Why is it important to define a commodity as Namibian?
It confirms its country of origin locally and abroad hence adding value to the local economy and stimulating a sustainable competitive advantage for the product or entity.
In our recent stakeholder research, consumers indicated that they view a Namibian product as something that is manufactured or produced in Namibia with the possibility of importing the raw materials. Consumers do not view a product that is merely packed in Namibia as a Namibian product. Consumers want to buy local products to support the local economy. The main reason given by participants as to why consumers do not buy local products is because they are not aware of which products are local. So the Team Namibia logo will endorse these products as Namibian.

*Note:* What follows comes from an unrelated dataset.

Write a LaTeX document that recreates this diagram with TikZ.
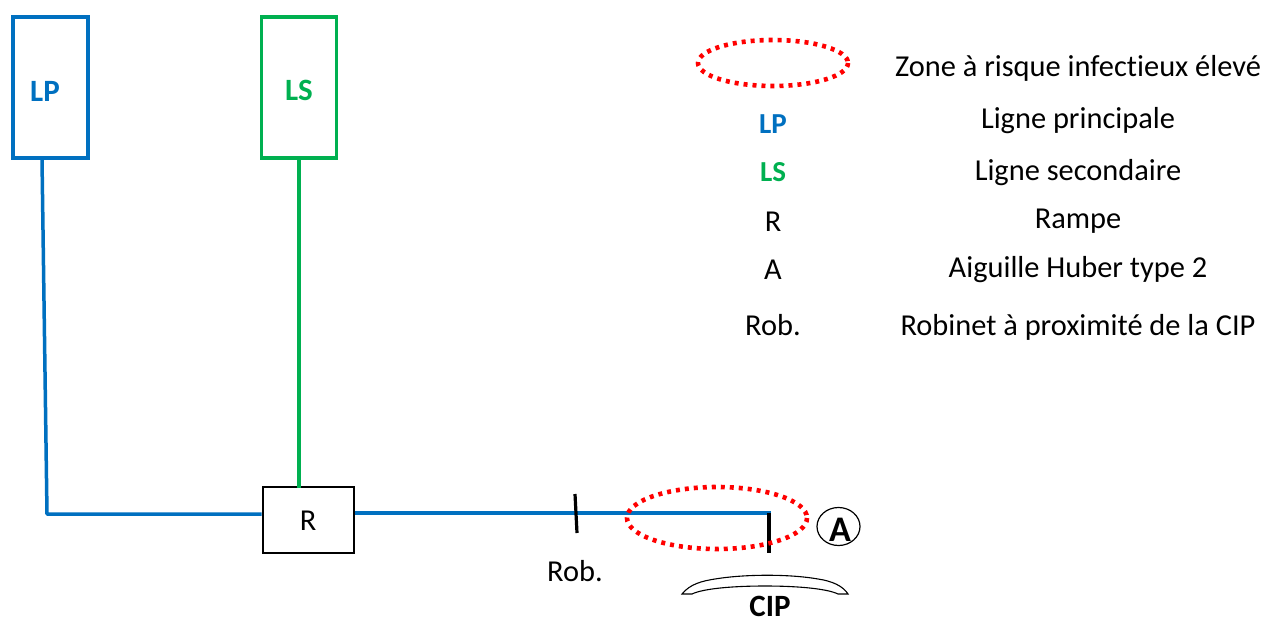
\documentclass[tikz,border=0pt]{standalone}
\usepackage{fontspec}
\setmainfont{Carlito}[Ligatures=NoCommon]
\usetikzlibrary{shapes.geometric}
\definecolor{lpblue}{RGB}{0,112,192}
\definecolor{lsgreen}{RGB}{0,176,80}
\definecolor{zonered}{RGB}{255,0,0}
\tikzset{x=1pt,y=-1pt,
 lpbox/.style={draw=lpblue,line width=3.8pt,minimum width=75pt,minimum height=141pt,inner sep=0pt,text=lpblue},
 lsbox/.style={draw=lsgreen,line width=3.8pt,minimum width=75pt,minimum height=141pt,inner sep=0pt,text=lsgreen},
 boxlabel/.style={inner sep=0pt,font=\fontsize{31}{34}\selectfont\bfseries},
 lpline/.style={draw=lpblue,line width=3.5pt},
 lsline/.style={draw=lsgreen,line width=3.5pt},
 rbox/.style={draw=black,line width=2pt,fill=white,minimum width=91pt,minimum height=66pt,inner sep=0pt},
 zone/.style={draw=zonered,line width=4.6pt,dash pattern=on 4pt off 5pt},
 robtick/.style={draw=black,line width=3.2pt},
 txt/.style={font=\fontsize{30.4}{33}\selectfont,inner sep=0pt,anchor=center},
 txtb/.style={font=\fontsize{29}{31}\selectfont\bfseries,inner sep=0pt,anchor=center}}
\begin{document}
\begin{tikzpicture}
\useasboundingbox (0,0) rectangle (1265,621);
\node[lpbox] (lp) at (50.5,87.5) {};
\node[boxlabel,text=lpblue] (lpt) at (45,91) {LP};
\node[lsbox] (ls) at (299,87.5) {};
\node[boxlabel,text=lsgreen] (lst) at (299,90.5) {LS};
\node[rbox] (r) at (308,520) {};
\node[txt] (rt) at (308,521) {R};
\coordinate (lptop) at (42,159);
\coordinate (corner) at (47,514);
\coordinate (lstop) at (299,159);
\coordinate (lsbot) at (299,488);
\coordinate (tip) at (771,513);
\coordinate (roba) at (575,494);
\coordinate (robb) at (577,533);
\coordinate (aiga) at (769,513);
\coordinate (aigb) at (769,553);
\draw[lpline,line join=round] (lptop) -- (corner) -- (r.west |- corner);
\draw[lsline] (lstop) -- (lsbot);
\draw[lpline] (r.east |- tip) -- (tip);
\draw[robtick] (roba) -- (robb);
\draw[robtick,line width=4.4pt] (aiga) -- (aigb);
\draw[zone] (717,518) ellipse [x radius=90,y radius=31];
\draw[zone] (773,63) ellipse [x radius=75,y radius=23];
\node[draw=black,line width=1.2pt,ellipse,minimum width=43pt,minimum height=38pt,inner sep=0pt] (a) at (838.5,526.5) {};
\node[boxlabel,font=\fontsize{36}{38}\selectfont\bfseries] (at) at (840,530) {A};
\node[txt] (rob) at (575,571) {Rob.};
\node[boxlabel] (cip) at (770,606) {CIP};
\draw[black,line width=1.1pt,fill=white] (682,594) .. controls (690,584) and (702,581) .. (715,579) .. controls (745,574) and (790,574) .. (818,579) .. controls (832,581) and (843,586) .. (848,594) -- (838,594) .. controls (828,589) and (800,586) .. (765,586) .. controls (730,586) and (702,589) .. (692,594) -- cycle;
\node[txt] (l1) at (1078,68) {Zone à risque infectieux élevé};
\node[txt] (l2) at (1078,121) {Ligne principale};
\node[txt] (l3) at (1078,173) {Ligne secondaire};
\node[txt] (l4) at (1078,221) {Rampe};
\node[txt] (l5) at (1078,270) {Aiguille Huber type 2};
\node[txt] (l6) at (1078,327) {Robinet à proximité de la CIP};
\node[txtb,text=lpblue] (k2) at (773,124) {LP};
\node[txtb,text=lsgreen] (k3) at (773,172) {LS};
\node[txt] (k4) at (773,222) {R};
\node[txt] (k5) at (773,270) {A};
\node[txt] (k6) at (773,325) {Rob.};
\end{tikzpicture}
\end{document}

What is Country of Origin (COO)?
COO refers to the country of manufacture, production or growth where an article or product comes from. Country of origin is a way to differentiate the product from the competitors. Research shows that the country of origin has an impact on consumers’ quality perceptions of a product, as well as ultimately preference for and willingness to buy that product.
Rules of Origin
Rules of Origin are rules to determine the nationality of goods. Under SADC Trade Protocol, the rules of origin are necessary for an exported product to enjoy lower tariff rate or preferential tariff rate under the Free Trade Agreement (FTA).
There are three criteria for products to be deemed of SADC origin to which Namibia is party:
A product originates in Namibia if it is wholly produced within this country or if imported inputs were used only to raise or grow agricultural products. Products born, raised, grown, mined, fished.
’Value-added’ is the increase in value that can be attributed to a certain input. To calculate the percentage content of added value on non-originating materials on finished goods, simply subtract the value of the imported materials (customs value) from the ex-factory price and divide the difference by the ex-factory price and convert the result to %. (The “ex-factory” price of a product is the price that the manufacturer receives if the good is picked up at the factory). The value of non-originating materials on the finished product should not exceed 60% of the ex-factory price or the value addition should be at least 40% of ex-factory price.
FORMULA: Value-added of the production process = (ex-factory price minus cost of imported material inputs) / Ex-factory price
Each product has a tariff heading, or classification, according to the HS of coding. Origin is granted if the exported product falls into a different part of the tariff classification to any imported inputs that are used in its production.
EXAMPLE: Country A imports material X and manufactures it into final product Y.
X and Y have different tariff headings, so Y is considered to originate in SADC, assuming that the origination rule governs the originating status of Y in the SADC rules of origin in cases where products are governed by a change of tariff.